Katz and Lazarsfeld are perhaps also somewhat misleading when they suggest that individuals with certain characteristics are opinion leaders. It may be the case that many opinion leaders will have the characteristics they mention, but we also know that some opinion leaders in some subject areas will not have those general characteristics. However, I should mention that Katz and Lazarsfeld certainly did not take the view that opinion leaders were necessarily those formally recognized as such (e. g. celebrities, politicians etc.) Thus, their studies showed that top-down influence was relatively slight. Influence tended to be horizontal across a particular socio-economic class, except that in the 'higher' social classes there was a tendency for people to find opinion leaders in the next class up. No opinion leader was an opinion leader in all aspects of life. For example, the car mechanic in your local pub may not use the media much at all because he's always working late. Nevertheless, he knows a lot about cars and so what the rest of those in the pub 'know' from the media about different makes of car will be influenced by his views. Similarly, your Politics lecturer may not use the media anything like as much as you do, but her reading and viewing is targeted on political issues. Together with her broad knowledge of political theory and history, that is likely to make her an opinion leader as far as your Politics class is concerned. Allowing for those differences from one class to another and from one subject area to another, we probably can recognize in opinion leaders the characteristics which Katz and Lazarsfeld suggested, in particular that opinion leaders will be more active users of the mass media than others.

Katz and Lazarsfeld may also be misleading in suggesting that people are either active opinion leaders or passive followers of opinion leaders. Apart from the evidence that people can be opinion leaders on some matters and not on others, there is also the objection that some people may be neither leaders nor followers, but quite simply detached from much media output.

Much depends also on the accessibility of countervailing opinions. In the 1940s the general public would have had access to far fewer sources of information than they have today and may, broadly speaking, have had less time to access those sources. Under such circumstances it is likely that an opinion leader in the community may be especially influential. This was recognized by the Nazi party in its gradual rise to power during the 1920s and 1930s. Nazi agitation and propaganda became increasingly successful at forcing themselves onto the front pages of newspapers, thus becoming an everyday topic of conversation. They were particularly keen to capitalize on that attention, directing it in the right direction through influencing the leading members of the various small associations which were spread throughout German communities.

Where local leaders, enjoying respectability and influence, were won over, further converts often rapidly followed.
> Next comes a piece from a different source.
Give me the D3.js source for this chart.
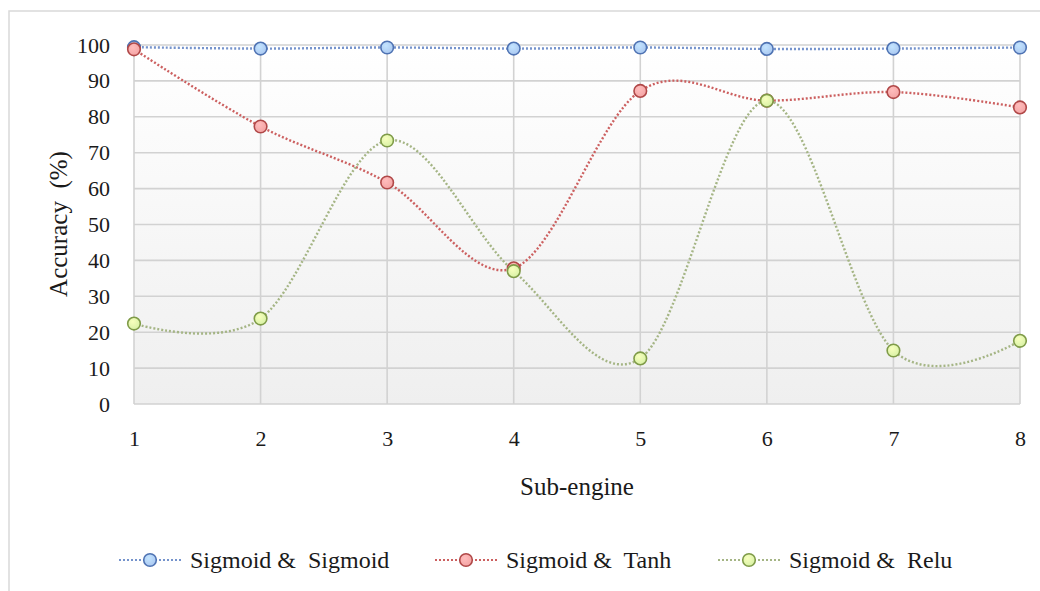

In the relatively homogeneous villages in Schleswig-Holstein, where feelings about the 'Weimar system' were running high on account of the agrarian crisis, the push from one or two farmers' leaders could result in a local landslide to the NSDAP [the Nazi Party].

Kershaw (1999 : 321)

Katz and Lazarsfeld's Influence
Despite those and other criticisms, the fact remains that Katz and Lazarsfeld's research is widely accepted and still highly influential. Advertisers and spin doctors recognise that 'the best form of advertising is word-of-mouth advertising'.